This week we’re going to analyze hotel reviews and understand what they’re addressing (in a summarized fashion!) using Topic Modeling.
Are reviews very different textually depending on their rating? What aspects of the guests’ experiences are uncovered in the reviews?
Here is the challenge. Let’s use this thread to post our solutions to it, which should be uploaded to your public KNIME Hub spaces with tag JKISeason2-20.
Need help with tags? To add tag JKISeason2-20 to your workflow, go to the description panel in KNIME Analytics Platform, click the pencil to edit it, and you will see the option for adding tags right there. Let us know if you have any problems!
I also created the component that allows to see what are the key words per topic and estimate the connections between topics and the rating. In my case I can see that topic_3 is usually connected to the lower rating texts, while topic_4 is mostly connected to higher rank texts.
I also made some investigation to see if rating values can be anyhow helpful. To do this I used Spacy Vectorizer for the original texts, then I used both PCA and t-SNE to reduce the dimensionality and this is what I have got:
I also searched for the k value
There is also an interesting thing, in the [2,10] interval, the evaluation score is monotonically decreasing. This means that from a numerical perspective, k=2 is the best.
This solution may not be perfect because there are too many “* _1” terms in the category “topic_1”, which is a duplicate of the terms in “topic_0”, making it impossible to distinguish between the two types.
I think the solution is to add preprocessing and delete the same ‘tokens’ to increase the difference between the two. But it timed out, haha.
I’ve learned @rfeigel’swork flow and tried implementing N-grams creator to analyze continuous two words. I also tried using Elbow method to find the optimal number of topics, referring to the following.
I don’t want to be late, and although I don’t fully have the workflow since I want to do an article in my weekly newsletter (today I think I’ll leave it uploaded) I want to give you a preview:
In this visualization, you can see:
Rating (median)
Topic
6 words with more weight in the topic
The name of the topic was done automatically with AI with the 6 words before
The colour of the visualization indicates the rating, red - bad. light green is good and green is super good.
% of each topic.
I hope to be able to upload the workflow and the article today.
As always on Tuesdays, here’s our solution to last week’s Just KNIME It! challenge
We used the perplexity metric to determine the number of topics for (1) good reviews, (2) bad and neutral reviews, and (3) the reviews as a whole. After that, we used tag clouds to visualize the key terms per topic – it seems like positive reviews have a very “water oriented” topic, whereas negative reviews seem to focus a bit more on hotel facilities.
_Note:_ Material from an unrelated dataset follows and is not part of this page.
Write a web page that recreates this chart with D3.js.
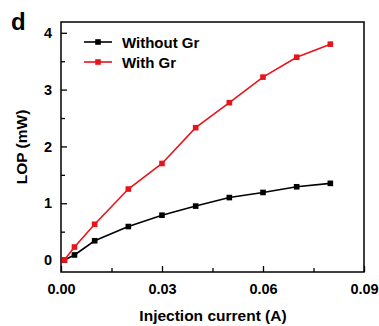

Just wanted to let you know that I added some notes about the key concepts related to this challenge. You can find them here.
By the way, I noticed that the official component Topic Explorer View doesn’t work when the “No of topics” is set to 2. You can verify the error in this workflow.
WARN GroupBy 4:1803:0:1800:0:1452 Group column 'topic_2' not in spec.
WARN GroupBy 4:1803:0:1800:0:1452 No aggregation column defined
WARN GroupBy 4:1803:0:1800:0:1452 No aggregation column defined
WARN GroupBy 4:1803:0:1800:0:1452 Group column 'topic_2' not in spec.
I’m not sure if it’s related to my KNIME version (4.7).
There is also this issue in 5.1, and I made the necessary modifications myself. Just unbind the component, find the “groupby” node inside the component where the error occurred, and delete the “topic_2” . I handled it this way on a temporary basis.
This week I was inspired by this workflow on the hub to determine the best k value for the -Topic Extractor (Parallel LDA)- node. From looking at the Semantic Coherence and Perplexity, I also chose a k value of 2 topics to implement in the rest of the workflow.
I then created a -Tag Cloud- for the reviews overall:
Looking at the different tag clouds, “location” appears to be a commonly used term for the reviews with a mid to high rating, where as the term “night” seems to be popular in reviews with low ratings.